Tim: I wouldn’t run through, I’d probably walk through it as slowly as possible. It
would probably take me 2 hours to get through it just to saver every second of it.
It’s such a high to run through the tunnel. The last time you do it you know you
will never get a sensation again. I would saver all the things from the crowd to the
electronic and atmosphere and getting fired up to play.

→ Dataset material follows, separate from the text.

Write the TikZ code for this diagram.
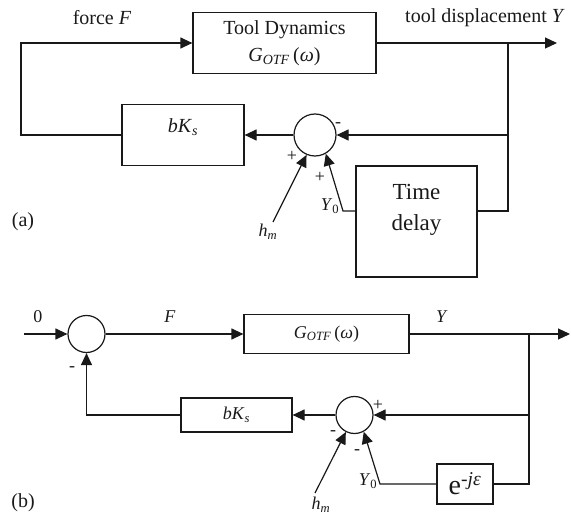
\documentclass[tikz,border=0pt]{standalone}
\usepackage{fontspec}
\setmainfont{Liberation Serif}
\usetikzlibrary{arrows.meta}

\newcommand\lowidx[1]{\textsubscript{#1}}

\begin{document}
\begin{tikzpicture}[x=1pt,y=-1pt,color=black!90,line width=1.2pt,
  arr/.style={-{Triangle[length=12pt,width=11pt]}},
  blk/.style={draw,rectangle,inner sep=0pt},
  sum/.style={draw,circle,inner sep=0pt},
  txt/.style={font=\fontsize{20}{27}\selectfont,inner sep=0pt},
  txtb/.style={font=\fontsize{18}{22}\selectfont,inner sep=0pt},
  sgn/.style={font=\fontsize{18}{18}\selectfont,inner sep=0pt}]

  \useasboundingbox (0,0) rectangle (571,516);

  % (a) tool dynamics with time delay
  \node[blk,txt,align=center,minimum width=183pt,minimum height=61pt] (dyn) at (284.5,43) {Tool Dynamics\\ \textit{G}\lowidx{\textit{OTF}}\,(\textit{ω})};
  \node[blk,minimum width=122pt,minimum height=61pt] (bksA) at (183,135) {};
  \node[txt] (bksAtxt) at (183,127) {\textit{bK}\lowidx{\textit{s}}};
  \node[sum,minimum size=42pt] (sumA) at (315,135) {};
  \node[blk,minimum width=121pt,minimum height=111pt] (delay) at (416.5,221.5) {};
  \node[font=\fontsize{23}{31}\selectfont,align=center,inner sep=0pt] (delaytxt) at (416.5,210) {Time\\delay};

  \coordinate (aL) at (21,43);
  \coordinate (aLb) at (21,135);
  \coordinate (aR) at (508,43);
  \coordinate (aRm) at (508,135);
  \coordinate (aRb) at (508,211);
  \coordinate (aOut) at (557,43);
  \coordinate (aY0) at (343,211);
  \coordinate (aHm) at (273,222);

  \draw[arr] (bksA.west) -- (aLb) -- (aL) -- (dyn.west);
  \draw[arr] (dyn.east) -- (aOut);
  \draw (aR) -- (aRb) -- (aRb -| delay.east);
  \draw[arr] (aRm) -- (sumA.east);
  \draw[arr] (sumA.west) -- (bksA.east);
  \draw[arr] (aRb -| delay.west) -- (aY0) -- (sumA.-60);
  \draw[arr] (aHm) -- (sumA.-113);

  \node[txt] (lblforce) at (102,18) {force \textit{F}};
  \node[txt] (lbldisp) at (485,18) {tool displacement \textit{Y}};
  \node[sgn] (sgnA1) at (338,125) {-};
  \node[sgn] (sgnA2) at (292,156) {+};
  \node[sgn] (sgnA3) at (320,177) {+};
  \node[txtb] (lblY0a) at (330,206) {\textit{Y}\lowidx{0}};
  \node[txtb] (lblhma) at (268,232) {\textit{h}\lowidx{\textit{m}}};
  \node[txt] (lbla) at (23,222) {(a)};

  % (b) block diagram form
  \node[sum,minimum size=37pt] (sumB) at (86.5,334) {};
  \node[blk,txtb,minimum width=165pt,minimum height=39pt] (gB) at (326.5,334) {\textit{G}\lowidx{\textit{OTF}}\,(\textit{ω})};
  \node[sum,minimum size=37pt] (sumC) at (354.5,415) {};
  \node[blk,txtb,minimum width=111pt,minimum height=34pt] (bksB) at (236.5,415) {\textit{bK}\lowidx{\textit{s}}};
  \node[blk,minimum width=56pt,minimum height=40pt] (eB) at (465,484) {\fontsize{28}{30}\selectfont e\textsuperscript{-\textit{jε}}};

  \coordinate (bIn) at (24,334);
  \coordinate (bR) at (529,334);
  \coordinate (bRm) at (529,415);
  \coordinate (bRb) at (529,484);
  \coordinate (bOut) at (570,334);
  \coordinate (bL) at (86.5,415);
  \coordinate (bY0) at (380,484);
  \coordinate (bHm) at (315,493);

  \draw[arr] (bIn) -- (sumB.west);
  \draw[arr] (sumB.east) -- (gB.west);
  \draw[arr] (gB.east) -- (bOut);
  \draw (bR) -- (bRb) -- (eB.east);
  \draw[arr] (bRm) -- (sumC.east);
  \draw[arr] (sumC.west) -- (bksB.east);
  \draw[arr] (bksB.west) -- (bL) -- (sumB.south);
  \draw[arr] (eB.west) -- (bY0) -- (sumC.-61);
  \draw[arr] (bHm) -- (sumC.-117);

  \node[txtb] (lbl0) at (38,317) {0};
  \node[txtb] (lblF) at (170,317) {\textit{F}};
  \node[txtb] (lblY) at (442,317) {\textit{Y}};
  \node[sgn] (sgnB1) at (72,369) {-};
  \node[sgn] (sgnB2) at (378,405) {+};
  \node[sgn] (sgnB3) at (333,433) {-};
  \node[sgn] (sgnB4) at (357,452) {-};
  \node[txtb] (lblY0b) at (368,481) {\textit{Y}\lowidx{0}};
  \node[txtb] (lblhmb) at (321,505) {\textit{h}\lowidx{\textit{m}}};
  \node[txt] (lblb) at (23,503) {(b)};
\end{tikzpicture}
\end{document}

Playbook: Once the season starts, is there a difference between the scholarship
players and the walk-on players?
Tim: No, there really isn’t. You’re expected in every meeting like everyone else is
and you’re given ever opportunity to prove yourself and you have to do that on
the practice field. No kid, whether you are a scholarship or walk-on kid is going to
automatically going to step in and play. That just not the way it is and everyone
starts with a clean slate. You have to practice hard, demonstrate that you
understand the system and keep improving everyday in practice. That applies to
everyone. Joe would say ‘you have to get better today.’ He means it as a team
and as individually. A team can’t get better if the individuals aren’t getting better.
Everyone is expected to give 100%. As a walk-on, some of the things you do are
a little tough, but you are not the only person to have done it or will ever do it.
You’re all in the boat together and you need to do what is asked of you from the
coaches and just do it.
Playbook: What do you miss most about playing at PSU?
Tim: The comradely with my friends, the guys you take for granted when you are
there for 4 ½ or 5 years and you see on a regular basis. When you out of school,
everyone does in different directions and you stop seeing them on a regular
basis. You have so much in common with the other 100 kids on the team. When
you get into the real world, you are going make other friends and meet new
people in the work you choose but there is no one I would rather go to war with
than one of the other 100 kids that I played with at Penn State.
Playbook: Talk about the PSU fans; was it easy to get pumped up for home
Tim: It was extremely easy. It started with the bus ride on the blue buses from
the locker rooms at the practice facility to the stadium. We would be in half pads,
meaning no shoulder pads on the ride. That is where it started for me. The one
thing that sticks out in my mind that I would never forget is there was a lady that
was standing in the same area every week when the bus made a 90 degree
turned left. She would wave this big Penn State banner. That was just one
illustrations for the dedication of the fans to the players and how the help
motivate the players. That helps to get you focused on what you had to do. And
to see the mass of people supporting you was a neat thing. I think, no I know that
Penn State fans are second to know one in the country!
Playbook: What do you think about the job that Ron Vanderlinden has done
with the LB?
Tim: I think he has done a pretty good job. It’s hard for me to say coming from a
3-4 defense and Penn State now running a 4-3, the thinks they need to do are
different then the things we did, rather its assignments or how the play off blocks.
For the most part they have some really good linebackers go through there and
I’m encouraged about the play of some of the younger kids. I hope they get to the
point of getting more All-Americans at the linebacker position.
Playbook: Where did you "hang out" during your days at PSU?
Tim: It was always tough for me to walk by the creamery, being an ice cream
fanatic. Most of the time at night or a weekend, a group of us would hang out at
the Ginger Bread Man.
Playbook: What was your most memorable moment at Penn State, on the field?
Tim: Lining up for the first play of the 86 National Championship game. Being
fairly young and being in that scenario is hard to put into words. The other
moment was my first play with was in South Bend. But I would say lining up to
cover the open kickoff in the Fiesta Bowl.